# [Aim of the exercise]
Output each entry verbatim and exclude every picture from it.

# [Source records]
──────────
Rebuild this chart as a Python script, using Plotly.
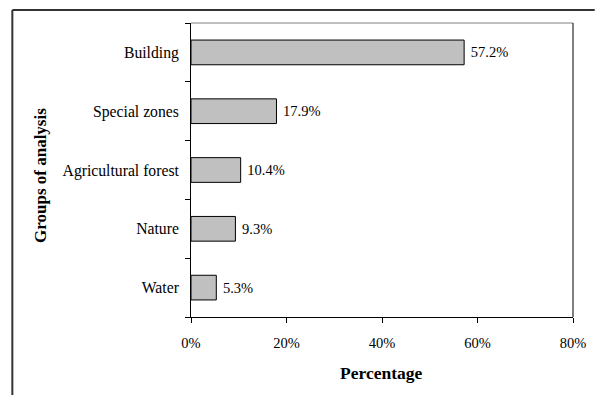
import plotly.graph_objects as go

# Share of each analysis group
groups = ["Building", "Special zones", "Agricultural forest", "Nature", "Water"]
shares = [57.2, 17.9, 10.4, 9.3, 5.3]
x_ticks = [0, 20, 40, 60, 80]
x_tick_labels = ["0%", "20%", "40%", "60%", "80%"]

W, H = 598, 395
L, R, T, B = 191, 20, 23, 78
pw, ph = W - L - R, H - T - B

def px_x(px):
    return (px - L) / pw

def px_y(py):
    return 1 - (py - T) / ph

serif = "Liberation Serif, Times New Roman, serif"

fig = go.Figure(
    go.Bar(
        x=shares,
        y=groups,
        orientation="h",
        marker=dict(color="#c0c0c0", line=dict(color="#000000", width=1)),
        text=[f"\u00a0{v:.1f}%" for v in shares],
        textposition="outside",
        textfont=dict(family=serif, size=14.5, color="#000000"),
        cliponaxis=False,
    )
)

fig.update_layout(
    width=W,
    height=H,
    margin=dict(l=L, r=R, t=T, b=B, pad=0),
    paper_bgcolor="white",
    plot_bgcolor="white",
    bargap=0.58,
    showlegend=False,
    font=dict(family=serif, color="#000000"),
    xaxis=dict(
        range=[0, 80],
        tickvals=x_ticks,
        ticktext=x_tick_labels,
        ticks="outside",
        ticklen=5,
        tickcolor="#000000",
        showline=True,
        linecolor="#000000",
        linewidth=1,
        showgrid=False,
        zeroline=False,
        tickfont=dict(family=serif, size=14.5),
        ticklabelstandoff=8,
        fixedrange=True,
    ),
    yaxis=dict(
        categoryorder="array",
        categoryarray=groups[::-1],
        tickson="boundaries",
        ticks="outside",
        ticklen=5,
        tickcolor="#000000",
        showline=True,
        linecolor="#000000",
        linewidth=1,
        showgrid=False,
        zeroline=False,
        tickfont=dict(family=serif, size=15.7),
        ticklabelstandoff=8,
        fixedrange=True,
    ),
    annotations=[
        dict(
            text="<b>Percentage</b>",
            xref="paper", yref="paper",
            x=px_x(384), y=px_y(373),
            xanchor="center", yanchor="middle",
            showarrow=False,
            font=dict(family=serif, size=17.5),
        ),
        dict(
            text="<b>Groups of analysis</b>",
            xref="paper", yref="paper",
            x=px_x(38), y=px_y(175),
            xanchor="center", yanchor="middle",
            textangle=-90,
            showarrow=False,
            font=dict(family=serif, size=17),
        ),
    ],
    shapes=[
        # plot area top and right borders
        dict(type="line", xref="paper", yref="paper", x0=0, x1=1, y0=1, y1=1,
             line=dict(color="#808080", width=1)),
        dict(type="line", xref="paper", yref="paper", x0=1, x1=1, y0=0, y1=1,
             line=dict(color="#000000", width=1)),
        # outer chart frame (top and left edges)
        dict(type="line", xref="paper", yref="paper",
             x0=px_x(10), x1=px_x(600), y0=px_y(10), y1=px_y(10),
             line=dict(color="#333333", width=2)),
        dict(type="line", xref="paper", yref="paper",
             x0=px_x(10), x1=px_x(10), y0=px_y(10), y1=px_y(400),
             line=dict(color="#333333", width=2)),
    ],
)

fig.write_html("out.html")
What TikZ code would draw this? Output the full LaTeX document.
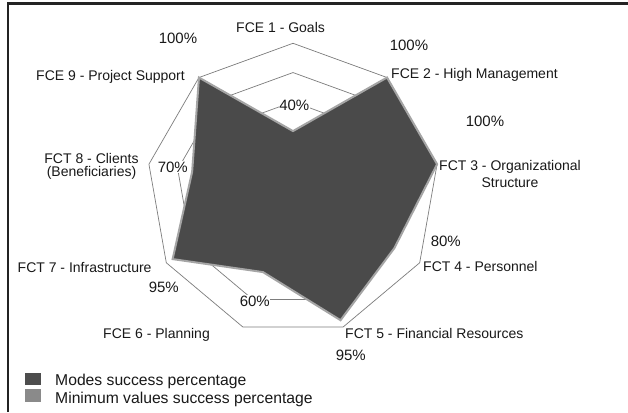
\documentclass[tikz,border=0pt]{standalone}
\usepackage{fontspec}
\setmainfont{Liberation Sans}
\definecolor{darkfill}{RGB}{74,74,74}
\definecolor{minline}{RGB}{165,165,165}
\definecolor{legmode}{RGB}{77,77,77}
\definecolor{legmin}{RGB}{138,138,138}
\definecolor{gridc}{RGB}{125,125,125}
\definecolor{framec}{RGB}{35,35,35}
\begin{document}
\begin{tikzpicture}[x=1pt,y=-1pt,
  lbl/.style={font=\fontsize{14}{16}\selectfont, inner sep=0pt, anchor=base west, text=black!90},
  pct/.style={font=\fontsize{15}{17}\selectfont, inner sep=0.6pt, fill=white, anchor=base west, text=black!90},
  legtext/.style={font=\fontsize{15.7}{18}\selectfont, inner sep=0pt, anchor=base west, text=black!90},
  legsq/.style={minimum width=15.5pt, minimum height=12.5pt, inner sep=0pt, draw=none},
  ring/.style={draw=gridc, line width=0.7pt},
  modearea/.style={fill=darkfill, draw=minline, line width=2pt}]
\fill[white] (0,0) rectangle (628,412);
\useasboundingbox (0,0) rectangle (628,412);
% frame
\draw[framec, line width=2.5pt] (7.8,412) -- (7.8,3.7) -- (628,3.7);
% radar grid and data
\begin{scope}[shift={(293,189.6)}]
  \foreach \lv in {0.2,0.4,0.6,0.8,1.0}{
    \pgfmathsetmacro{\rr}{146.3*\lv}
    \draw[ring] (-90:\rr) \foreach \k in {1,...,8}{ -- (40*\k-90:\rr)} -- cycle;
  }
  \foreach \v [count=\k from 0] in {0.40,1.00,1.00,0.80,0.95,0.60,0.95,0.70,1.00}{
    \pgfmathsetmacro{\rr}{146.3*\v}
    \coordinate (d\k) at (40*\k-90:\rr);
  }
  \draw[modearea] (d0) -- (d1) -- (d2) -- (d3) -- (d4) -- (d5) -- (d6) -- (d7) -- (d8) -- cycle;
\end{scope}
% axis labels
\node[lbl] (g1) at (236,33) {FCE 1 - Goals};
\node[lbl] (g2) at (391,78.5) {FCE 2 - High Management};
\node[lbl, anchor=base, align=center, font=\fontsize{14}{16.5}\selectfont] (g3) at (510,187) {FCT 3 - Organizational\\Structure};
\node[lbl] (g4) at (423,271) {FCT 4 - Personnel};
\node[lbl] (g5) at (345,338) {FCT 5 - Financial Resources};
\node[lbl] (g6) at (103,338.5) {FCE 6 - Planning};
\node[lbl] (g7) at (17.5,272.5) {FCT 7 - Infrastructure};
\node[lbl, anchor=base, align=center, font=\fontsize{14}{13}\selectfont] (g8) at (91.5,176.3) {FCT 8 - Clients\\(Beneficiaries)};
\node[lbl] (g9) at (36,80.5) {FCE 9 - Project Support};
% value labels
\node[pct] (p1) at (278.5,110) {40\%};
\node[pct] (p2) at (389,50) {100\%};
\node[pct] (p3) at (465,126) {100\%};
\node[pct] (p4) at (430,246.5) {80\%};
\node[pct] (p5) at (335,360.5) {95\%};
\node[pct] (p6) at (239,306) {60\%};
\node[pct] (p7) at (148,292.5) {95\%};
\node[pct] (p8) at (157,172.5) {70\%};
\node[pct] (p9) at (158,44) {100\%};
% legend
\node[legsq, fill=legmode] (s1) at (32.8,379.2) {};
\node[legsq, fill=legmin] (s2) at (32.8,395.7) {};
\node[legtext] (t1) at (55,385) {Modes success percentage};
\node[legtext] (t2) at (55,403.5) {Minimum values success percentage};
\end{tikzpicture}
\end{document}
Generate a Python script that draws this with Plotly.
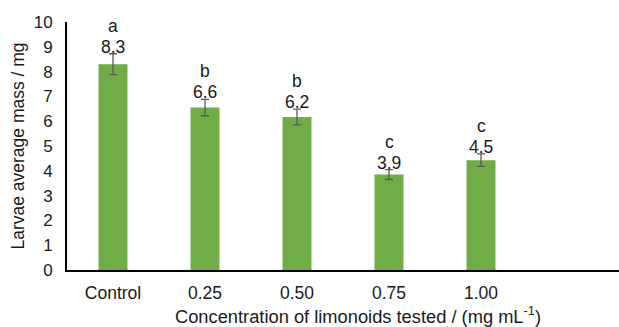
──────────
# [Task response]
Rebuild this chart as a Python script, using Plotly.
import plotly.graph_objects as go

# Share of each analysis group
groups = ["Building", "Special zones", "Agricultural forest", "Nature", "Water"]
shares = [57.2, 17.9, 10.4, 9.3, 5.3]
x_ticks = [0, 20, 40, 60, 80]
x_tick_labels = ["0%", "20%", "40%", "60%", "80%"]

W, H = 598, 395
L, R, T, B = 191, 20, 23, 78
pw, ph = W - L - R, H - T - B

def px_x(px):
    return (px - L) / pw

def px_y(py):
    return 1 - (py - T) / ph

serif = "Liberation Serif, Times New Roman, serif"

fig = go.Figure(
    go.Bar(
        x=shares,
        y=groups,
        orientation="h",
        marker=dict(color="#c0c0c0", line=dict(color="#000000", width=1)),
        text=[f"\u00a0{v:.1f}%" for v in shares],
        textposition="outside",
        textfont=dict(family=serif, size=14.5, color="#000000"),
        cliponaxis=False,
    )
)

fig.update_layout(
    width=W,
    height=H,
    margin=dict(l=L, r=R, t=T, b=B, pad=0),
    paper_bgcolor="white",
    plot_bgcolor="white",
    bargap=0.58,
    showlegend=False,
    font=dict(family=serif, color="#000000"),
    xaxis=dict(
        range=[0, 80],
        tickvals=x_ticks,
        ticktext=x_tick_labels,
        ticks="outside",
        ticklen=5,
        tickcolor="#000000",
        showline=True,
        linecolor="#000000",
        linewidth=1,
        showgrid=False,
        zeroline=False,
        tickfont=dict(family=serif, size=14.5),
        ticklabelstandoff=8,
        fixedrange=True,
    ),
    yaxis=dict(
        categoryorder="array",
        categoryarray=groups[::-1],
        tickson="boundaries",
        ticks="outside",
        ticklen=5,
        tickcolor="#000000",
        showline=True,
        linecolor="#000000",
        linewidth=1,
        showgrid=False,
        zeroline=False,
        tickfont=dict(family=serif, size=15.7),
        ticklabelstandoff=8,
        fixedrange=True,
    ),
    annotations=[
        dict(
            text="<b>Percentage</b>",
            xref="paper", yref="paper",
            x=px_x(384), y=px_y(373),
            xanchor="center", yanchor="middle",
            showarrow=False,
            font=dict(family=serif, size=17.5),
        ),
        dict(
            text="<b>Groups of analysis</b>",
            xref="paper", yref="paper",
            x=px_x(38), y=px_y(175),
            xanchor="center", yanchor="middle",
            textangle=-90,
            showarrow=False,
            font=dict(family=serif, size=17),
        ),
    ],
    shapes=[
        # plot area top and right borders
        dict(type="line", xref="paper", yref="paper", x0=0, x1=1, y0=1, y1=1,
             line=dict(color="#808080", width=1)),
        dict(type="line", xref="paper", yref="paper", x0=1, x1=1, y0=0, y1=1,
             line=dict(color="#000000", width=1)),
        # outer chart frame (top and left edges)
        dict(type="line", xref="paper", yref="paper",
             x0=px_x(10), x1=px_x(600), y0=px_y(10), y1=px_y(10),
             line=dict(color="#333333", width=2)),
        dict(type="line", xref="paper", yref="paper",
             x0=px_x(10), x1=px_x(10), y0=px_y(10), y1=px_y(400),
             line=dict(color="#333333", width=2)),
    ],
)

fig.write_html("out.html")
What TikZ code would draw this? Output the full LaTeX document.
\documentclass[tikz,border=0pt]{standalone}
\usepackage{fontspec}
\setmainfont{Liberation Sans}
\definecolor{darkfill}{RGB}{74,74,74}
\definecolor{minline}{RGB}{165,165,165}
\definecolor{legmode}{RGB}{77,77,77}
\definecolor{legmin}{RGB}{138,138,138}
\definecolor{gridc}{RGB}{125,125,125}
\definecolor{framec}{RGB}{35,35,35}
\begin{document}
\begin{tikzpicture}[x=1pt,y=-1pt,
  lbl/.style={font=\fontsize{14}{16}\selectfont, inner sep=0pt, anchor=base west, text=black!90},
  pct/.style={font=\fontsize{15}{17}\selectfont, inner sep=0.6pt, fill=white, anchor=base west, text=black!90},
  legtext/.style={font=\fontsize{15.7}{18}\selectfont, inner sep=0pt, anchor=base west, text=black!90},
  legsq/.style={minimum width=15.5pt, minimum height=12.5pt, inner sep=0pt, draw=none},
  ring/.style={draw=gridc, line width=0.7pt},
  modearea/.style={fill=darkfill, draw=minline, line width=2pt}]
\fill[white] (0,0) rectangle (628,412);
\useasboundingbox (0,0) rectangle (628,412);
% frame
\draw[framec, line width=2.5pt] (7.8,412) -- (7.8,3.7) -- (628,3.7);
% radar grid and data
\begin{scope}[shift={(293,189.6)}]
  \foreach \lv in {0.2,0.4,0.6,0.8,1.0}{
    \pgfmathsetmacro{\rr}{146.3*\lv}
    \draw[ring] (-90:\rr) \foreach \k in {1,...,8}{ -- (40*\k-90:\rr)} -- cycle;
  }
  \foreach \v [count=\k from 0] in {0.40,1.00,1.00,0.80,0.95,0.60,0.95,0.70,1.00}{
    \pgfmathsetmacro{\rr}{146.3*\v}
    \coordinate (d\k) at (40*\k-90:\rr);
  }
  \draw[modearea] (d0) -- (d1) -- (d2) -- (d3) -- (d4) -- (d5) -- (d6) -- (d7) -- (d8) -- cycle;
\end{scope}
% axis labels
\node[lbl] (g1) at (236,33) {FCE 1 - Goals};
\node[lbl] (g2) at (391,78.5) {FCE 2 - High Management};
\node[lbl, anchor=base, align=center, font=\fontsize{14}{16.5}\selectfont] (g3) at (510,187) {FCT 3 - Organizational\\Structure};
\node[lbl] (g4) at (423,271) {FCT 4 - Personnel};
\node[lbl] (g5) at (345,338) {FCT 5 - Financial Resources};
\node[lbl] (g6) at (103,338.5) {FCE 6 - Planning};
\node[lbl] (g7) at (17.5,272.5) {FCT 7 - Infrastructure};
\node[lbl, anchor=base, align=center, font=\fontsize{14}{13}\selectfont] (g8) at (91.5,176.3) {FCT 8 - Clients\\(Beneficiaries)};
\node[lbl] (g9) at (36,80.5) {FCE 9 - Project Support};
% value labels
\node[pct] (p1) at (278.5,110) {40\%};
\node[pct] (p2) at (389,50) {100\%};
\node[pct] (p3) at (465,126) {100\%};
\node[pct] (p4) at (430,246.5) {80\%};
\node[pct] (p5) at (335,360.5) {95\%};
\node[pct] (p6) at (239,306) {60\%};
\node[pct] (p7) at (148,292.5) {95\%};
\node[pct] (p8) at (157,172.5) {70\%};
\node[pct] (p9) at (158,44) {100\%};
% legend
\node[legsq, fill=legmode] (s1) at (32.8,379.2) {};
\node[legsq, fill=legmin] (s2) at (32.8,395.7) {};
\node[legtext] (t1) at (55,385) {Modes success percentage};
\node[legtext] (t2) at (55,403.5) {Minimum values success percentage};
\end{tikzpicture}
\end{document}
Generate a Python script that draws this with Plotly.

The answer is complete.